Cette lettre venait confirmer celle de Berthier à Macdonald, saisie dans la matinée. Il était désormais certain que l'empereur manœuvrait pour se jeter sur la ligne d'opérations des Alliés. Sans doute Schwarzenberg n'était pas surpris du mouvement de Napoléon sur Vitry, puisque dès le 21 au soir il avait pensé que l'empereur marcherait vers cette ville et puisqu'au milieu des incertitudes où il était resté toute la journée du 22, il avait néanmoins donné des ordres dans cette prévision[20]. Malgré cela, le généralissime n'en était pas moins effrayé de la rapidité de la marche de Napoléon, qui se trouvait déjà à Saint-Dizier, menaçait Chaumont et pouvait tomber par Brienne sur le flanc droit de la grande armée.

Le conseil de guerre se réunit à trois heures sous l'émotion de ces graves nouvelles.
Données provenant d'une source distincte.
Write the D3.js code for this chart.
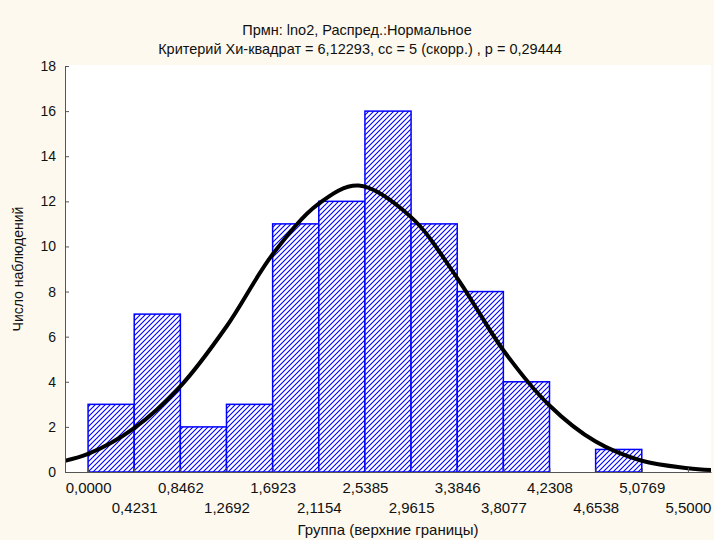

À en juger par la proposition qui fut émise la première, plusieurs généraux avaient perdu l'esprit. Napoléon, dirent-ils, se trouve déjà sur notre ligne d'opérations ; il a sur nous deux jours d'avance, il menace Chaumont. Conséquemment, il nous faut recouvrer nos communications avec la Suisse au moyen d'une marche parallèle, à grandes journées, par Vandeuvre, Bar-sur-Seine et Châtillon. De là, nous nous porterons soit sur Langres, soit sur Dijon et Vesoul'[21]. Ce mouvement n'était rien moins qu'une retraite, et c'était la retraite la plus funeste au point de vue moral comme la plus dangereuse au point de vue militaire. De l'aveu de tous les historiens allemands, anglais, russes, quelles conséquences eût entraînées une pareille manœuvre !

La retraite jusqu'au Rhin — et même au delà, comme dit Diebitsch — les résultats de dix batailles, de deux mois de campagne sacrifiés, perdus, la démoralisation gagnant l'armée de Bohême, l'effroi paralysant l'armée de Silésie laissée seule sur le territoire ennemi, l'enthousiasme relevant la France, les convois et les magasins pillés, les parcs enlevés, les troupes poursuivies et coupées par les soldats de Napoléon, harcelées par les paysans en armes, la débandade, la déroute, tous les désastres ! Ah ! le mouvement génial de Napoléon sur Saint-Dizier, admirable dans la conception, est justifié dans la pratique par cela seul qu'il a inspiré un instant aux Alliés l'idée d'une retraite immédiate vers le Rhin.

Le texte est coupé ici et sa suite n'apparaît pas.